Title: Equal Credit Opportunity Act (Regulation B) 12 CFR Part 1002.
OMB Number: 3170-0013.
Abstract: Federal and state enforcement agencies and private litigants use recordkeeping information to, for example, compare accepted and rejected applicants or the terms and conditions of accepted applicants in order to determine whether applicants are treated less favorably on the basis of race, sex, age, or other prohibited bases under the Equal Credit Opportunity Act (ECOA). Information derived from these records provides an important piece of evidence of law violations in ECOA enforcement actions brought by Federal agencies. Self-testing records (including for corrective action) are used by creditors to identify potential violations and reflect their efforts to correct the problem. Absent the Regulation B requirement that creditors retain monitoring information, the CFPB's and other agencies' ability to detect unlawful discrimination and enforce the ECOA would be significantly impaired. The CFPB, other agencies, and private litigants use adverse action notices, appraisal reports, and other information in the application file to compare applicants in order to determine whether any applicants are discriminated against on the basis of race/national origin, sex, marital status, age, or other prohibited bases under the ECOA. The adverse action notice requirement apprises applicants of their rights under the ECOA and of the basis for a creditor's decision. Applicants use their copy of the appraisal to review (and possibly challenge) the accuracy and/or fairness of the information contained within, and to determine the role that the appraisal played in the credit decision.
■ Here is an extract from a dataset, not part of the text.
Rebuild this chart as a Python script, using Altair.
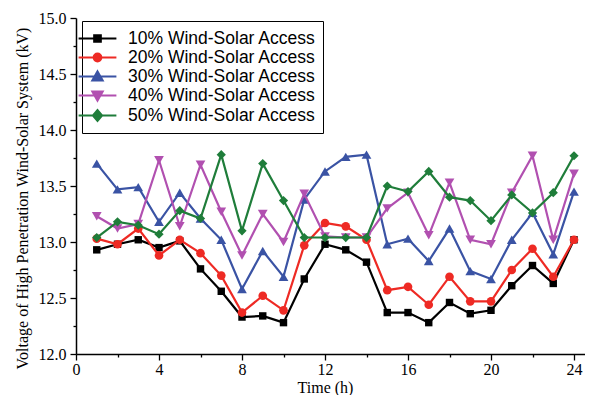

Applicants use the self-testing disclosure to facilitate understanding of creditors' information collection, including its optionality.
Type of Review: Extension of a currently approved collection.
Affected Public: Businesses or other for profits.
Estimated Number of Responses: 500,500.
Estimated Time per Response: 3 Hours.
Estimated Total Annual Burden Hours: 1,502,000.
Dated: April 6, 2012.
Chief Information Officer, Bureau of Consumer Financial Protection.